→ **Stated goal**
From the records below, copy every line that contains the word "matplotlib".

→ **Available records**
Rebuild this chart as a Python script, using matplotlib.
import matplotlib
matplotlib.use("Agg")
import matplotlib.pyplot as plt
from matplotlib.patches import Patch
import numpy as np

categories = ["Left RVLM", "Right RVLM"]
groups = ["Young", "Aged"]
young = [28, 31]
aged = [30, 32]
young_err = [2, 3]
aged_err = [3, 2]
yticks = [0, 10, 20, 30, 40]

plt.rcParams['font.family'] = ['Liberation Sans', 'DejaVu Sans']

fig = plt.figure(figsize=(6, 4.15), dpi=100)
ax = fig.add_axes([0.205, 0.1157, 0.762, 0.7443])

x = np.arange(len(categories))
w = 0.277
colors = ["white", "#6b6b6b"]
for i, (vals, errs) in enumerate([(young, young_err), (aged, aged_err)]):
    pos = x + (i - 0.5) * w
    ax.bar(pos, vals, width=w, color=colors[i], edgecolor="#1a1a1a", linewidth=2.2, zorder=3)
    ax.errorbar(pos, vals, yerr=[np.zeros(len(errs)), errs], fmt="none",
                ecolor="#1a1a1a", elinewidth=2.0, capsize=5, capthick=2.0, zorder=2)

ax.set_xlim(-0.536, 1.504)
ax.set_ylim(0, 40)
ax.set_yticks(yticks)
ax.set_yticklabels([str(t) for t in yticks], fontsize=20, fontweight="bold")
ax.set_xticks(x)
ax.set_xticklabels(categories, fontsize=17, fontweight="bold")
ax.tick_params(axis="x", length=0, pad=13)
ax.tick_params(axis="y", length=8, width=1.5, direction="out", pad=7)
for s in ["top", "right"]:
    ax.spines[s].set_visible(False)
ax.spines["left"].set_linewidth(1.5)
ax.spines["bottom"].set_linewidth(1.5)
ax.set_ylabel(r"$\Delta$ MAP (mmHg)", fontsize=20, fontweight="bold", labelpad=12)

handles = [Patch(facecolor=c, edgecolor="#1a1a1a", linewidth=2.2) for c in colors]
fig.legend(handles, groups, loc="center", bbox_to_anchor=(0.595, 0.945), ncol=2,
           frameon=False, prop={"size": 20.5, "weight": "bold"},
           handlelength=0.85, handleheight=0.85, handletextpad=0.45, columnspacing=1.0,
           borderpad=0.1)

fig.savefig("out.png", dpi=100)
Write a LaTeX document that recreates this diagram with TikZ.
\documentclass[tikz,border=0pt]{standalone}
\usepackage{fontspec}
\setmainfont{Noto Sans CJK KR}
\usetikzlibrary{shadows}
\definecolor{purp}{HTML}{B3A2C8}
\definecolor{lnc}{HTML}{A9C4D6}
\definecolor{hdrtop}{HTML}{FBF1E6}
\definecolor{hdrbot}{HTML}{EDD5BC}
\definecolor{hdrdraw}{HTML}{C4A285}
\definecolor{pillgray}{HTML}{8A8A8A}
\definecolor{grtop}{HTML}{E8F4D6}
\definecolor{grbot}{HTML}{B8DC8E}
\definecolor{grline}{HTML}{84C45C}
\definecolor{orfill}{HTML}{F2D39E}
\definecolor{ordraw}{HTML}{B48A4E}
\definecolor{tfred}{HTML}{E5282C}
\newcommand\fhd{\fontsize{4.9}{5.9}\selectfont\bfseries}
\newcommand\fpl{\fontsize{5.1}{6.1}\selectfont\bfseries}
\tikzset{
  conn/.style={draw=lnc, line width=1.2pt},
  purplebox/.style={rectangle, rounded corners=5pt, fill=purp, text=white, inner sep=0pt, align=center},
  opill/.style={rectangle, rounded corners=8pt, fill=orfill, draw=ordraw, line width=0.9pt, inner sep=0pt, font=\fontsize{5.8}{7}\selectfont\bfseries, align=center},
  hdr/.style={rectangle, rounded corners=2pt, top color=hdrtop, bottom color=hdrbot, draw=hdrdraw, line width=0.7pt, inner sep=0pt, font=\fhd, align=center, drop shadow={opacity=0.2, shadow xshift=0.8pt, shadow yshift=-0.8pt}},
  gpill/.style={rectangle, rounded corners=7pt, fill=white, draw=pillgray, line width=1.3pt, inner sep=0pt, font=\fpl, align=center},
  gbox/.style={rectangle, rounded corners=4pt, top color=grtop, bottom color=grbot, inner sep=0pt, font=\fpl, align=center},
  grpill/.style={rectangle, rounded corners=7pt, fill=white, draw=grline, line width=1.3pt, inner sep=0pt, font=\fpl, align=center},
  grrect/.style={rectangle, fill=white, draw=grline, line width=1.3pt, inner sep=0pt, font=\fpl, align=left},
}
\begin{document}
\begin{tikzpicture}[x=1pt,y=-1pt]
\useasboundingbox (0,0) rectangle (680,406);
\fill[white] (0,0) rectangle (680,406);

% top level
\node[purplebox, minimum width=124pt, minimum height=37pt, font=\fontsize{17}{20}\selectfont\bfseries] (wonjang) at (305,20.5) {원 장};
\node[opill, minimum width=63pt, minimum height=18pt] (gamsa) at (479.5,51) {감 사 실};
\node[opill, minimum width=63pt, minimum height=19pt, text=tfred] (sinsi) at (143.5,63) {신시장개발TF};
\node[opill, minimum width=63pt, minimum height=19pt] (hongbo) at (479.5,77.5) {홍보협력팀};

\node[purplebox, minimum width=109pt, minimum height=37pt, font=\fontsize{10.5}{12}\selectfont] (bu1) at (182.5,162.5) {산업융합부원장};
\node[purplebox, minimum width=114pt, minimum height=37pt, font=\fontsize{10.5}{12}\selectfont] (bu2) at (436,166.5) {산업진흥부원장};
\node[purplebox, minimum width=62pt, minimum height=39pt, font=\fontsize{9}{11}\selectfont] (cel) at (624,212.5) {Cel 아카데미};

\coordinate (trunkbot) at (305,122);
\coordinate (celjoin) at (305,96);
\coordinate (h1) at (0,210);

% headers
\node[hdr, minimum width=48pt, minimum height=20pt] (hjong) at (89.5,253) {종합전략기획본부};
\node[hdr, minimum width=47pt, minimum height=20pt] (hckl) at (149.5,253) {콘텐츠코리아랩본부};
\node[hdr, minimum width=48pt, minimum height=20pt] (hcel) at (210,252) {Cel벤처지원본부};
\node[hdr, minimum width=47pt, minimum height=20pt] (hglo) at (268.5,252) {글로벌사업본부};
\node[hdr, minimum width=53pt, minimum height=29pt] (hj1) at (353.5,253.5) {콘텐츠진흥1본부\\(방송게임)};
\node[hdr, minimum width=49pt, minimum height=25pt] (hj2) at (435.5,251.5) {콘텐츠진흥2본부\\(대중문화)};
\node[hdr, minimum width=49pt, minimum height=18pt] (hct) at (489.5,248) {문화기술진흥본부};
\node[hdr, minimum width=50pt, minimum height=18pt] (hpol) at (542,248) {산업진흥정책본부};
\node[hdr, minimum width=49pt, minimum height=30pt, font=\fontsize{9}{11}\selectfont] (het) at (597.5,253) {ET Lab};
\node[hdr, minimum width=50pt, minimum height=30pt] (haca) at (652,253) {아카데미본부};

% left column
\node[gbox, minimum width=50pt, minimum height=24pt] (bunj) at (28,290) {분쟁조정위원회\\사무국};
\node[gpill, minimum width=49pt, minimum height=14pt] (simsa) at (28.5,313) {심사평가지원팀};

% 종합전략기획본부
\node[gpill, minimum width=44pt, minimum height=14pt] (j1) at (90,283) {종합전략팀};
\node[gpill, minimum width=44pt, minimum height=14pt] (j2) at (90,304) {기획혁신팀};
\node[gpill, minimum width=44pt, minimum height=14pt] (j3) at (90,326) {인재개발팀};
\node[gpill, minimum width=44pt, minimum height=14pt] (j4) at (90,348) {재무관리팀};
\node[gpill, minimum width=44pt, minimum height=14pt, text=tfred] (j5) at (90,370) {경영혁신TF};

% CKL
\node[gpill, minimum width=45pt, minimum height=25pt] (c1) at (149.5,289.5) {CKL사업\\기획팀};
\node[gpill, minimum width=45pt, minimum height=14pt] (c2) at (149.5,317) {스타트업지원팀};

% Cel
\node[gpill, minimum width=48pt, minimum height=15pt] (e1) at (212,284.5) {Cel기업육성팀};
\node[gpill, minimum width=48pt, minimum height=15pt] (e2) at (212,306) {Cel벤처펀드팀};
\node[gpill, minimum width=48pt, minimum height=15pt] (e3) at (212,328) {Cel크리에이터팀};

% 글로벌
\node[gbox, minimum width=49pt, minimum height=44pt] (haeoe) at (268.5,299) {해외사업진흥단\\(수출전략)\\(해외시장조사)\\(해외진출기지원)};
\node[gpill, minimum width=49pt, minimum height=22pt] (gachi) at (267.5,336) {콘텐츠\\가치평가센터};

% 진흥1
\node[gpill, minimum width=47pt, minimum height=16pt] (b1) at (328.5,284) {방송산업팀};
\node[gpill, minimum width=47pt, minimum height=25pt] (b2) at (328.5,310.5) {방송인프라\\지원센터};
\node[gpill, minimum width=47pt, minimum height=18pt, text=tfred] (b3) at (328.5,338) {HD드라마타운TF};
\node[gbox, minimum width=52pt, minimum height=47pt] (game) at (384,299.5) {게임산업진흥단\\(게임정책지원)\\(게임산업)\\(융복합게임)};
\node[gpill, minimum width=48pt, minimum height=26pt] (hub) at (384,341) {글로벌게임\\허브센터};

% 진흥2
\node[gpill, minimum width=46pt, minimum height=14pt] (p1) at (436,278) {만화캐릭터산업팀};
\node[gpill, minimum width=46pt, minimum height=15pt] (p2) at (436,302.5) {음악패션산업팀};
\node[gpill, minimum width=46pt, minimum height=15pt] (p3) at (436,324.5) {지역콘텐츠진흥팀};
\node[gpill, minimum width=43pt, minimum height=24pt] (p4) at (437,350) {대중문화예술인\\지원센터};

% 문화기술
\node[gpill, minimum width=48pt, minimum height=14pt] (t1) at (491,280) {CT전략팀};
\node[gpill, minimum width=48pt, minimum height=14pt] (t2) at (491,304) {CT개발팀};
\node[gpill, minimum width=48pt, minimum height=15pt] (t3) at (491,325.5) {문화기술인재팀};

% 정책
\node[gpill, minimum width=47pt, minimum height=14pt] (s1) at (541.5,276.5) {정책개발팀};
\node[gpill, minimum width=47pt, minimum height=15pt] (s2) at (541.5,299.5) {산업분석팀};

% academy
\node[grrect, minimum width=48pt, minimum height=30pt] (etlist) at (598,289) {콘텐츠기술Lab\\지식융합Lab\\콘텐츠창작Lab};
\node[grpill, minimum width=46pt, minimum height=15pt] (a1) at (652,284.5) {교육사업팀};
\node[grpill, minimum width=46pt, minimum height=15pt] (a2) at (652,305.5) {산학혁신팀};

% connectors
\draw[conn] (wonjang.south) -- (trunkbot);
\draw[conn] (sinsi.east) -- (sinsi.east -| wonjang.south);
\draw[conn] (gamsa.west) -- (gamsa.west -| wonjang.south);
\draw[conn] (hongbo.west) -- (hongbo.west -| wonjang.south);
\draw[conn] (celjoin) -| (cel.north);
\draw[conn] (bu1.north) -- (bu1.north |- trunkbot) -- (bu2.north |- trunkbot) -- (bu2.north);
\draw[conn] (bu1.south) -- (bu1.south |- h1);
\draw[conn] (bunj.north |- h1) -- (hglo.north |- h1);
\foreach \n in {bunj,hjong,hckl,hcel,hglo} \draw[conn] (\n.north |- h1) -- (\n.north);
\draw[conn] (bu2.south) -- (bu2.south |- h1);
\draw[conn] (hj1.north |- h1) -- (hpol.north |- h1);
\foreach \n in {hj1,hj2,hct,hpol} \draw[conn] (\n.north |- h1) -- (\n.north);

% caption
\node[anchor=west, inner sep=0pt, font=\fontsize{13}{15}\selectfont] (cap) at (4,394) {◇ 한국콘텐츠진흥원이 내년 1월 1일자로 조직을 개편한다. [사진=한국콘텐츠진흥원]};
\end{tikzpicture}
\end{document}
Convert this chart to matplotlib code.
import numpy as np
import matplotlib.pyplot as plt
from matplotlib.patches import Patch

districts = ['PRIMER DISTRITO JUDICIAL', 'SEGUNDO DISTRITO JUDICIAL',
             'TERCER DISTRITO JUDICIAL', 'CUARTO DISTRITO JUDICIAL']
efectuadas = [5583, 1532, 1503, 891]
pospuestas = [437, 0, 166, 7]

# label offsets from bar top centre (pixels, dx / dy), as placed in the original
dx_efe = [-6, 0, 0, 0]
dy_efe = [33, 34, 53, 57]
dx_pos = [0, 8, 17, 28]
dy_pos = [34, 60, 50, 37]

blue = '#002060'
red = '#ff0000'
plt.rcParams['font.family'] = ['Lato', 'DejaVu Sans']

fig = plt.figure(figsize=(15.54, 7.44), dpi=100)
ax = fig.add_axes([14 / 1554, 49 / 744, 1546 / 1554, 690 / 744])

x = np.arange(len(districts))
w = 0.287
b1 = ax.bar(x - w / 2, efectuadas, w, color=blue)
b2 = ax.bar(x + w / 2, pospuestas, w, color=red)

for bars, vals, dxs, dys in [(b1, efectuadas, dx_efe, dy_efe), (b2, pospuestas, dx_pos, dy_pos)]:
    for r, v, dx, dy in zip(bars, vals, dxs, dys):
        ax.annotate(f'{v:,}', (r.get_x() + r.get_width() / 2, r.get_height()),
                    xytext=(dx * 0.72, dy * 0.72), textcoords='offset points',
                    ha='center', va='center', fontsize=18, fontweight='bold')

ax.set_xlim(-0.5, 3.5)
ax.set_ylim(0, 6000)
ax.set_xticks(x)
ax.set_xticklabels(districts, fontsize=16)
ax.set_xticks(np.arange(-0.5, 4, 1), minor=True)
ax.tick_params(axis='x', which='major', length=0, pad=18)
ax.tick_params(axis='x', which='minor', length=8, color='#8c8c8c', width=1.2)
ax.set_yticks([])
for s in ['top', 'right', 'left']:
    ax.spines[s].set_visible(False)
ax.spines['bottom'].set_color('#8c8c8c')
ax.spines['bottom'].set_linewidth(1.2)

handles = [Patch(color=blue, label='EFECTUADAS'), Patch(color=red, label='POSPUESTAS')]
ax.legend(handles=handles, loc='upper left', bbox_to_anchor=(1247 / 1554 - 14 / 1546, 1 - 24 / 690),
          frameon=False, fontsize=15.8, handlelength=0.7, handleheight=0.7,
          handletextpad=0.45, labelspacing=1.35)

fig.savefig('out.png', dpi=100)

→ **Task answer**
Rebuild this chart as a Python script, using matplotlib.
import matplotlib
matplotlib.use("Agg")
import matplotlib.pyplot as plt
from matplotlib.patches import Patch
Convert this chart to matplotlib code.
import matplotlib.pyplot as plt
from matplotlib.patches import Patch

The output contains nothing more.